▸ **What is being asked**: Below is a listing. Return the lines from the one that contains "Recreate this image" to the one that contains "plt.rcParams['font.family'] = ['Open", both ends included, verbatim and with no pictures.

====== Records for the exercise

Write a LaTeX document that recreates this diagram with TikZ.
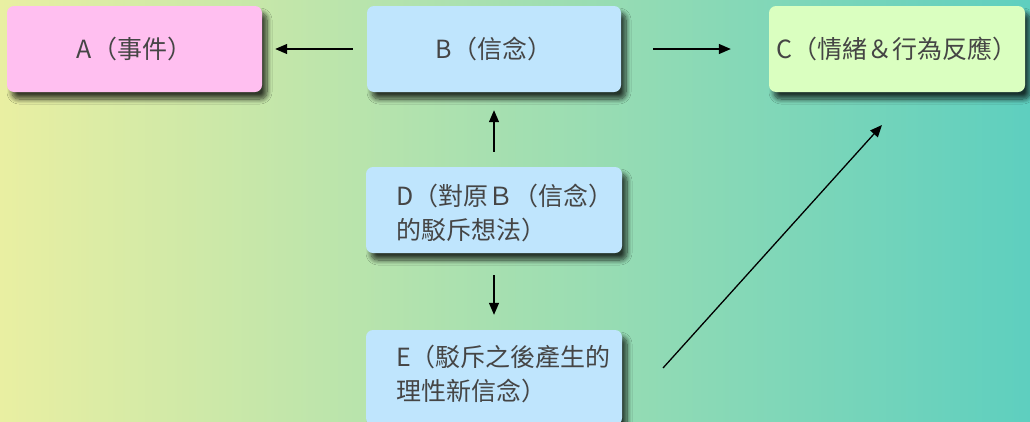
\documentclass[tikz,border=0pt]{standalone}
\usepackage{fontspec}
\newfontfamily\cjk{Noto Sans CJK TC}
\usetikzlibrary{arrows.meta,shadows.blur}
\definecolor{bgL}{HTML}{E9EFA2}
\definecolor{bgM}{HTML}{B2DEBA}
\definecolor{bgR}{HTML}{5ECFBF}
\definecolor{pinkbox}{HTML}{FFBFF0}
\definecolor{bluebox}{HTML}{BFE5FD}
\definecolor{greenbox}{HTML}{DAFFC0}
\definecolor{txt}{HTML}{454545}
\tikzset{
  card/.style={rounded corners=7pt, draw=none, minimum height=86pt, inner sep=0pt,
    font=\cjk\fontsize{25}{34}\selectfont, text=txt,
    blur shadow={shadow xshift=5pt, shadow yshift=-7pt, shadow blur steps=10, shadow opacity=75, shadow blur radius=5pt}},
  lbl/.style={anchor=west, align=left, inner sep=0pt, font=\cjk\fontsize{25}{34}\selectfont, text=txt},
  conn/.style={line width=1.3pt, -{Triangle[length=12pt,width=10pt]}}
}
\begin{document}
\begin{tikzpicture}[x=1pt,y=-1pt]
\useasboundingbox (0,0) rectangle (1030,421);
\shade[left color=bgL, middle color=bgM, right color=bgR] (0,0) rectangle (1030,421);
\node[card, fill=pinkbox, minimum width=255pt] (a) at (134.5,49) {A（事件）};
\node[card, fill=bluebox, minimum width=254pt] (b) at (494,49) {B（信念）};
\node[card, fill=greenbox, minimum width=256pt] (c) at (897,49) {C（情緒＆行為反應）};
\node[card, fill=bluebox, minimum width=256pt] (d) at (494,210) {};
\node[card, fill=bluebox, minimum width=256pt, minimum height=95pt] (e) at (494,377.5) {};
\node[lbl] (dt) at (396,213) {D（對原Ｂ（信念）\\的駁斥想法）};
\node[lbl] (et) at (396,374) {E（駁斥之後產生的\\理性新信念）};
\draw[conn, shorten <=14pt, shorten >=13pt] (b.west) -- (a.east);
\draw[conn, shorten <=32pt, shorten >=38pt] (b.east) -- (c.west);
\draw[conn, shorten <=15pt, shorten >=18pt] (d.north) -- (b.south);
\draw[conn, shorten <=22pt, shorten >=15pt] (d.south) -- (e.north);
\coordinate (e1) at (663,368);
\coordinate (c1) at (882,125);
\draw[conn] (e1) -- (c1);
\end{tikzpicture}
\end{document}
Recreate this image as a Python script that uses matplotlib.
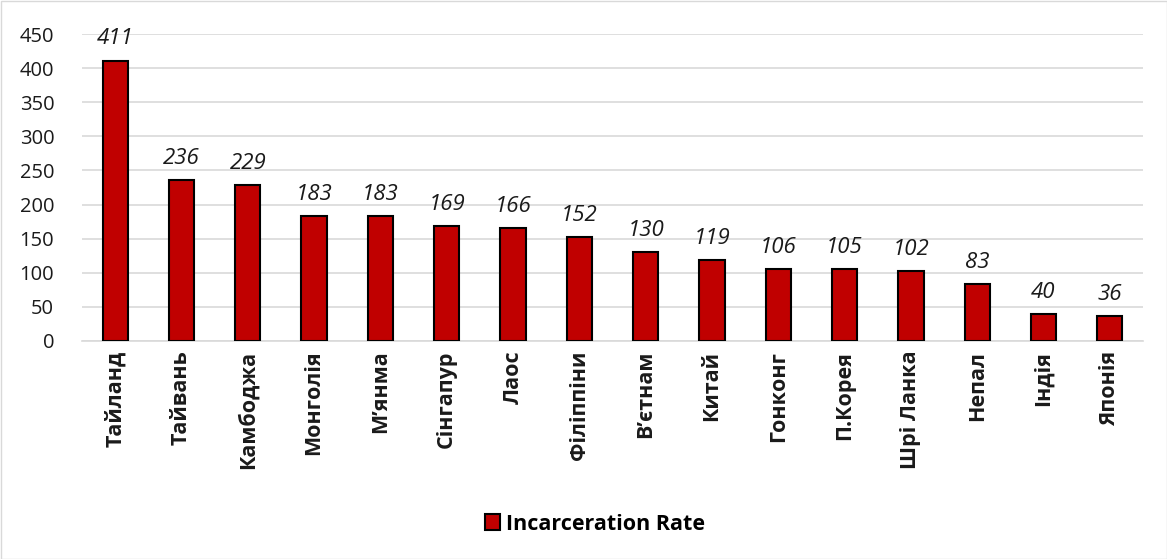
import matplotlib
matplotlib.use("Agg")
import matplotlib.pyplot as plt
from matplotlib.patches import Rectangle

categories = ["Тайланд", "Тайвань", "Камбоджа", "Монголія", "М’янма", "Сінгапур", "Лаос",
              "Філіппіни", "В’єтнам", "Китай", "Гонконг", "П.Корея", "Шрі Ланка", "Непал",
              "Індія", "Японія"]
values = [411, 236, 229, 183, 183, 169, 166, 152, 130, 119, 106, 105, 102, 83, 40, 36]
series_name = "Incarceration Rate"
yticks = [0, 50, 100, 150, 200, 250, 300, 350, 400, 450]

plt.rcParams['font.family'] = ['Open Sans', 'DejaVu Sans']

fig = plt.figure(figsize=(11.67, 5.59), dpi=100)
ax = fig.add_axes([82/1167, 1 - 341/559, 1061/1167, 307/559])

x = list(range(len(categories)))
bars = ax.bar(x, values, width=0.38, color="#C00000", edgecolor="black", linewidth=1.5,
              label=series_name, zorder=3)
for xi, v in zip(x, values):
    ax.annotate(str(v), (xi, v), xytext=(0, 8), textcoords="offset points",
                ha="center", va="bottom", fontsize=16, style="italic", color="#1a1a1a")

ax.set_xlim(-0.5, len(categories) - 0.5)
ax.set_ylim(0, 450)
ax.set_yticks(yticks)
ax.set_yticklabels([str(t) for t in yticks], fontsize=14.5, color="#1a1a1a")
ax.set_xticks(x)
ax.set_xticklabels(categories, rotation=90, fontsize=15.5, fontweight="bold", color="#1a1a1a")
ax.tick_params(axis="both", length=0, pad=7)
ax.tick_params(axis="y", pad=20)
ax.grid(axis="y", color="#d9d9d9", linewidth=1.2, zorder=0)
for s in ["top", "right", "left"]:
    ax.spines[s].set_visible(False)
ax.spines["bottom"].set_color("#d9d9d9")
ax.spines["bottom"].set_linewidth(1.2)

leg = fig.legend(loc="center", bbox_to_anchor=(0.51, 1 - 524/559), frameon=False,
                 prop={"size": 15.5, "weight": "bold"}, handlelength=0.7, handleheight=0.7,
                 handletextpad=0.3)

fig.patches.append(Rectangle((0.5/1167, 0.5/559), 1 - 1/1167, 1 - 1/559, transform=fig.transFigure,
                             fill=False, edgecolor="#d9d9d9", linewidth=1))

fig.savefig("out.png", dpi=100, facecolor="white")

============

▸ **Solution to this task**:
Recreate this image as a Python script that uses matplotlib.
import matplotlib
matplotlib.use("Agg")
import matplotlib.pyplot as plt
from matplotlib.patches import Rectangle

categories = ["Тайланд", "Тайвань", "Камбоджа", "Монголія", "М’янма", "Сінгапур", "Лаос",
              "Філіппіни", "В’єтнам", "Китай", "Гонконг", "П.Корея", "Шрі Ланка", "Непал",
              "Індія", "Японія"]
values = [411, 236, 229, 183, 183, 169, 166, 152, 130, 119, 106, 105, 102, 83, 40, 36]
series_name = "Incarceration Rate"
yticks = [0, 50, 100, 150, 200, 250, 300, 350, 400, 450]

plt.rcParams['font.family'] = ['Open Sans', 'DejaVu Sans']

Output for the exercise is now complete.